Habitus is a new quarterly Australian architecture magazine of some promise. The Australian architecture and interiors magazine market is pretty well stocked, led by the likes of Monument, Architecture Australia, Architectural Review Australia, (Inside), Artichoke, C+A (the extraordinarily elegant publication of Cement Concrete and Aggregates Australia - yes, really), and several others. There are some failings in this set - they’re perhaps overly fixated on image (though this tends to come with the medium); perhaps overly focused on domestic architecture - a particular local strength (and failing) - and Architecture Australia occasionally suffers from being the ‘house mag’ of the AIA and so can be a little “uncritical” (in the words of a local architect friend). There’s nothing particularly avant-garde here either, for which we’d turn to a few of the good university offshoots, such as Mongrel/Subaud. All told, though, there is often good value in all of these publications and it’s a pretty strong showing.
However, Habitus launches unperturbed into this feisty local market with a smart new take on what local actually is. The editorial stance that particularly interests me is its focus on the architecture of Australia, New Zealand and South-East Asia, seeing this region as a broad continuum of spaces, places, terrain, climate and culture. In the words of editor Paul McGillick:
“Habitus is about cultural engagement - about architects and designers from Australia, New Zealand and South-East Asia enriching one another in an on-going dialogue. The differences and commonalities all add up to a matrix of ideas which can lead to better outcomes for the environment we live in.”
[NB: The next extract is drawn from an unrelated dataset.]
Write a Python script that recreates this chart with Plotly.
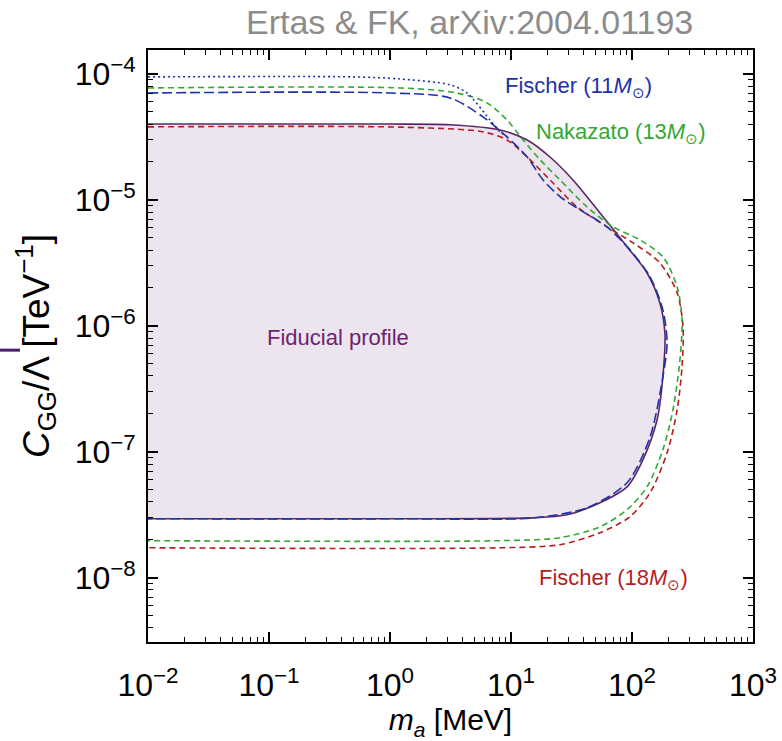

This is not only a great idea but a strong guiding mission, recognising that Australian and New Zealand cities are essentially Asian now, and also the potential for local architects and designers in this wider ‘common market’. It also means the pages are replete with gorgeous tropical houses from Singapore, Malaysia, Thailand, and the Philippines, all warm concrete and burnished wood slowly being engulfed in verdant foliage, surrounded by green-tinged pools and dense eruptions of palms and Tembesu trees. The sheer fecundity of these environments often combine to make the Aus/NZ houses look as if they’re situated in positively spartan terrain, no mean feat. The projects range from enormous mansions to the smallest interventions in the environment, and are balanced with contributions from across the region (though there’s little from Australia north of Sydney in this particular issue, unfortunately.)